EXERCISE DETAILS: Copy out every line exactly, passing over the pictures.

----

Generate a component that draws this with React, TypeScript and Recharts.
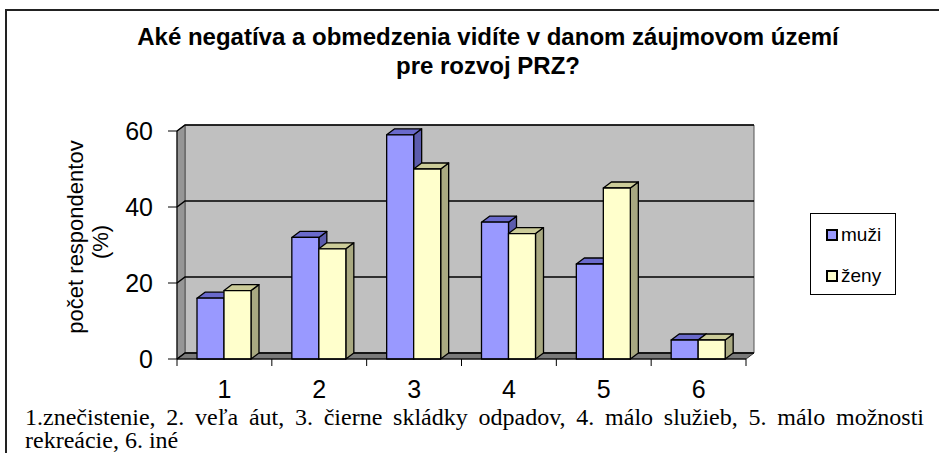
import React from "react";
import {
  Bar,
  BarChart,
  CartesianGrid,
  Legend,
  ReferenceArea,
  XAxis,
  YAxis,
} from "recharts";

const categories = ["1", "2", "3", "4", "5", "6"];
const muzi = [16, 32, 59, 36, 25, 5];
const zeny = [18, 29, 50, 33, 45, 5];
const yTicks = [0, 20, 40, 60];

const data = categories.map((cat, i) => ({ cat, muzi: muzi[i], zeny: zeny[i] }));

const W = 939;
const H = 453;
const MARGIN = { top: 131, right: 193, left: 117, bottom: 54 };
const Y_AXIS_W = 60;
const X_AXIS_H = 40;
const PLOT_W = W - MARGIN.left - Y_AXIS_W - MARGIN.right;
const BAND = PLOT_W / categories.length;

// 3D depth offset
const DX = 8;
const DY = -6;

const FONT = "'Liberation Sans', Arial, sans-serif";

const makeBar3D = (front: string, top: string, side: string) => (props: any) => {
  const { x, y, width: w, height: h } = props;
  if (!w || h == null) return null;
  return (
    <g stroke="#000" strokeWidth={1.3} strokeLinejoin="round">
      <polygon
        points={`${x + w},${y} ${x + w + DX},${y + DY} ${x + w + DX},${y + h + DY} ${x + w},${y + h}`}
        fill={side}
      />
      <polygon
        points={`${x},${y} ${x + DX},${y + DY} ${x + w + DX},${y + DY} ${x + w},${y}`}
        fill={top}
      />
      <rect x={x} y={y} width={w} height={h} fill={front} />
    </g>
  );
};

const Walls = (props: any) => {
  const { x, y, width: w, height: h } = props;
  return (
    <g strokeLinejoin="round">
      <rect x={x + DX} y={y + DY} width={w} height={h} fill="#c0c0c0" stroke="#555" strokeWidth={1} />
      <polygon
        points={`${x},${y} ${x + DX},${y + DY} ${x + DX},${y + h + DY} ${x},${y + h}`}
        fill="#969696"
        stroke="#555"
        strokeWidth={1}
      />
      <polygon
        points={`${x},${y + h} ${x + DX},${y + h + DY} ${x + w + DX},${y + h + DY} ${x + w},${y + h}`}
        fill="#7a7a7a"
        stroke="#333"
        strokeWidth={1}
      />
    </g>
  );
};

const gridLine = (p: any) => {
  const { x1, y1, x2, y2 } = p;
  return (
    <path
      key={p.key ?? `g-${y1}`}
      d={`M${x1},${y1} L${x1 + DX},${y1 + DY} L${x2 + DX},${y2 + DY}`}
      stroke="#000"
      strokeWidth={1.5}
      fill="none"
    />
  );
};

const XTick = (props: any) => {
  const { x, y, payload, index } = props;
  const axisY = y - 7;
  return (
    <g>
      <line x1={x - BAND / 2} y1={axisY} x2={x - BAND / 2} y2={axisY + 7} stroke="#000" />
      {index === categories.length - 1 && (
        <line x1={x + BAND / 2} y1={axisY} x2={x + BAND / 2} y2={axisY + 7} stroke="#000" />
      )}
      <text x={x} y={axisY + 39} textAnchor="middle" fontSize={25} fontFamily={FONT} fill="#000">
        {payload.value}
      </text>
    </g>
  );
};

const renderLegend = (props: any) => {
  const { payload } = props;
  return (
    <div
      style={{
        width: 86,
        height: 82,
        boxSizing: "border-box",
        border: "1px solid #000",
        background: "#fff",
        paddingTop: 9,
        paddingLeft: 15,
        fontFamily: FONT,
        fontSize: 19,
      }}
    >
      {(payload || []).map((entry: any, i: number) => (
        <div
          key={`leg-${i}`}
          style={{ display: "flex", alignItems: "center", height: 24, marginBottom: i === 0 ? 17 : 0 }}
        >
          <span
            style={{
              display: "inline-block",
              width: 8,
              height: 8,
              border: "2px solid #000",
              background: entry.color,
              marginRight: 3,
            }}
          />
          <span>{entry.value}</span>
        </div>
      ))}
    </div>
  );
};

export default function App() {
  return (
    <div
      style={{
        position: "absolute",
        left: 0,
        top: 0,
        width: W,
        height: H,
        overflow: "hidden",
        background: "#fff",
      }}
    >
      <div
        style={{
          position: "absolute",
          left: 5,
          top: 9,
          width: W,
          height: H,
          borderTop: "2px solid #222",
          borderLeft: "2px solid #222",
        }}
      />
      <BarChart
        width={W}
        height={H}
        data={data}
        margin={MARGIN}
        barSize={27}
        barGap={0}
        style={{ position: "absolute", left: 0, top: 0 }}
      >
        <text x={488} y={45} textAnchor="middle" fontFamily={FONT} fontWeight="bold" fontSize={24} fill="#000">
          Aké negatíva a obmedzenia vidíte v danom záujmovom území
        </text>
        <text x={488} y={74} textAnchor="middle" fontFamily={FONT} fontWeight="bold" fontSize={24} fill="#000">
          pre rozvoj PRZ?
        </text>
        <text transform="translate(83,237) rotate(-90)" textAnchor="middle" fontFamily={FONT} fontSize={22} fill="#000">
          počet respondentov
        </text>
        <text transform="translate(108,242) rotate(-90)" textAnchor="middle" fontFamily={FONT} fontSize={22} fill="#000">
          (%)
        </text>
        <ReferenceArea y1={0} y2={60} shape={Walls} ifOverflow="visible" zIndex={-200} />
        <CartesianGrid vertical={false} horizontal={gridLine} />
        <XAxis
          dataKey="cat"
          height={X_AXIS_H}
          tickLine={false}
          tickSize={7}
          tickMargin={0}
          axisLine={{ stroke: "#000" }}
          tick={XTick}
          interval={0}
        />
        <YAxis
          width={Y_AXIS_W}
          domain={[0, 60]}
          ticks={yTicks}
          tickSize={9}
          tickMargin={15}
          axisLine={{ stroke: "#000" }}
          tickLine={{ stroke: "#000" }}
          tick={{ fontSize: 25, fontFamily: FONT, fill: "#000" }}
          interval={0}
        />
        <Bar dataKey="muzi" name="muži" fill="#9999ff" isAnimationActive={false} shape={makeBar3D("#9999ff", "#6a6acc", "#5c5cad")} />
        <Bar dataKey="zeny" name="ženy" fill="#ffffcc" isAnimationActive={false} shape={makeBar3D("#ffffcc", "#cccc99", "#a9a981")} />
        <Legend
          layout="vertical"
          verticalAlign="middle"
          align="center"
          content={renderLegend}
          wrapperStyle={{ position: "absolute", left: 810, top: 213, width: 86, height: 82 }}
        />
      </BarChart>
      <div
        style={{
          position: "absolute",
          left: 25,
          top: 406,
          width: 899,
          fontFamily: "'Liberation Serif', 'Times New Roman', serif",
          fontSize: 24,
          lineHeight: "23px",
          textAlign: "justify",
          color: "#000",
        }}
      >
        1.znečistenie, 2. veľa áut, 3. čierne skládky odpadov, 4. málo služieb, 5. málo možnosti rekreácie, 6. iné
      </div>
    </div>
  );
}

----

FULL ANSWER:
Generate a component that draws this with React, TypeScript and Recharts.
import React from "react";
import {
  Bar,
  BarChart,
  CartesianGrid,
  Legend,
  ReferenceArea,
  XAxis,
  YAxis,
} from "recharts";

const categories = ["1", "2", "3", "4", "5", "6"];
const muzi = [16, 32, 59, 36, 25, 5];
const zeny = [18, 29, 50, 33, 45, 5];
const yTicks = [0, 20, 40, 60];

const data = categories.map((cat, i) => ({ cat, muzi: muzi[i], zeny: zeny[i] }));

const W = 939;
const H = 453;
const MARGIN = { top: 131, right: 193, left: 117, bottom: 54 };
const Y_AXIS_W = 60;
const X_AXIS_H = 40;
const PLOT_W = W - MARGIN.left - Y_AXIS_W - MARGIN.right;
const BAND = PLOT_W / categories.length;

// 3D depth offset
const DX = 8;
const DY = -6;

const FONT = "'Liberation Sans', Arial, sans-serif";

const makeBar3D = (front: string, top: string, side: string) => (props: any) => {
  const { x, y, width: w, height: h } = props;
  if (!w || h == null) return null;
  return (
    <g stroke="#000" strokeWidth={1.3} strokeLinejoin="round">
      <polygon
        points={`${x + w},${y} ${x + w + DX},${y + DY} ${x + w + DX},${y + h + DY} ${x + w},${y + h}`}
        fill={side}
      />
      <polygon
        points={`${x},${y} ${x + DX},${y + DY} ${x + w + DX},${y + DY} ${x + w},${y}`}
        fill={top}
      />
      <rect x={x} y={y} width={w} height={h} fill={front} />
    </g>
  );
};

const Walls = (props: any) => {
  const { x, y, width: w, height: h } = props;
  return (
    <g strokeLinejoin="round">
      <rect x={x + DX} y={y + DY} width={w} height={h} fill="#c0c0c0" stroke="#555" strokeWidth={1} />
      <polygon
        points={`${x},${y} ${x + DX},${y + DY} ${x + DX},${y + h + DY} ${x},${y + h}`}
        fill="#969696"
        stroke="#555"
        strokeWidth={1}
      />
      <polygon
        points={`${x},${y + h} ${x + DX},${y + h + DY} ${x + w + DX},${y + h + DY} ${x + w},${y + h}`}
        fill="#7a7a7a"
        stroke="#333"
        strokeWidth={1}
      />
    </g>
  );
};

const gridLine = (p: any) => {
  const { x1, y1, x2, y2 } = p;
  return (
    <path
      key={p.key ?? `g-${y1}`}
      d={`M${x1},${y1} L${x1 + DX},${y1 + DY} L${x2 + DX},${y2 + DY}`}
      stroke="#000"
      strokeWidth={1.5}
      fill="none"
    />
  );
};

const XTick = (props: any) => {
  const { x, y, payload, index } = props;
  const axisY = y - 7;
  return (
    <g>
      <line x1={x - BAND / 2} y1={axisY} x2={x - BAND / 2} y2={axisY + 7} stroke="#000" />
      {index === categories.length - 1 && (
        <line x1={x + BAND / 2} y1={axisY} x2={x + BAND / 2} y2={axisY + 7} stroke="#000" />
      )}
      <text x={x} y={axisY + 39} textAnchor="middle" fontSize={25} fontFamily={FONT} fill="#000">
        {payload.value}
      </text>
    </g>
  );
};

const renderLegend = (props: any) => {
  const { payload } = props;
  return (
    <div
      style={{
        width: 86,
        height: 82,
        boxSizing: "border-box",
        border: "1px solid #000",
        background: "#fff",
        paddingTop: 9,
        paddingLeft: 15,
        fontFamily: FONT,
        fontSize: 19,
      }}
    >
      {(payload || []).map((entry: any, i: number) => (
        <div
          key={`leg-${i}`}
          style={{ display: "flex", alignItems: "center", height: 24, marginBottom: i === 0 ? 17 : 0 }}
        >
          <span
            style={{
              display: "inline-block",
              width: 8,
              height: 8,
              border: "2px solid #000",
              background: entry.color,
              marginRight: 3,
            }}
          />
          <span>{entry.value}</span>
        </div>
      ))}
    </div>
  );
};

export default function App() {
  return (
    <div
      style={{
        position: "absolute",
        left: 0,
        top: 0,
        width: W,
        height: H,
        overflow: "hidden",
        background: "#fff",
      }}
    >
      <div
        style={{
          position: "absolute",
          left: 5,
          top: 9,
          width: W,
          height: H,
          borderTop: "2px solid #222",
          borderLeft: "2px solid #222",
        }}
      />
      <BarChart
        width={W}
        height={H}
        data={data}
        margin={MARGIN}
        barSize={27}
        barGap={0}
        style={{ position: "absolute", left: 0, top: 0 }}
      >
        <text x={488} y={45} textAnchor="middle" fontFamily={FONT} fontWeight="bold" fontSize={24} fill="#000">
          Aké negatíva a obmedzenia vidíte v danom záujmovom území
        </text>
        <text x={488} y={74} textAnchor="middle" fontFamily={FONT} fontWeight="bold" fontSize={24} fill="#000">
          pre rozvoj PRZ?
        </text>
        <text transform="translate(83,237) rotate(-90)" textAnchor="middle" fontFamily={FONT} fontSize={22} fill="#000">
          počet respondentov
        </text>
        <text transform="translate(108,242) rotate(-90)" textAnchor="middle" fontFamily={FONT} fontSize={22} fill="#000">
          (%)
        </text>
        <ReferenceArea y1={0} y2={60} shape={Walls} ifOverflow="visible" zIndex={-200} />
        <CartesianGrid vertical={false} horizontal={gridLine} />
        <XAxis
          dataKey="cat"
          height={X_AXIS_H}
          tickLine={false}
          tickSize={7}
          tickMargin={0}
          axisLine={{ stroke: "#000" }}
          tick={XTick}
          interval={0}
        />
        <YAxis
          width={Y_AXIS_W}
          domain={[0, 60]}
          ticks={yTicks}
          tickSize={9}
          tickMargin={15}
          axisLine={{ stroke: "#000" }}
          tickLine={{ stroke: "#000" }}
          tick={{ fontSize: 25, fontFamily: FONT, fill: "#000" }}
          interval={0}
        />
        <Bar dataKey="muzi" name="muži" fill="#9999ff" isAnimationActive={false} shape={makeBar3D("#9999ff", "#6a6acc", "#5c5cad")} />
        <Bar dataKey="zeny" name="ženy" fill="#ffffcc" isAnimationActive={false} shape={makeBar3D("#ffffcc", "#cccc99", "#a9a981")} />
        <Legend
          layout="vertical"
          verticalAlign="middle"
          align="center"
          content={renderLegend}
          wrapperStyle={{ position: "absolute", left: 810, top: 213, width: 86, height: 82 }}
        />
      </BarChart>
      <div
        style={{
          position: "absolute",
          left: 25,
          top: 406,
          width: 899,
          fontFamily: "'Liberation Serif', 'Times New Roman', serif",
          fontSize: 24,
          lineHeight: "23px",
          textAlign: "justify",
          color: "#000",
        }}
      >
        1.znečistenie, 2. veľa áut, 3. čierne skládky odpadov, 4. málo služieb, 5. málo možnosti rekreácie, 6. iné
      </div>
    </div>
  );
}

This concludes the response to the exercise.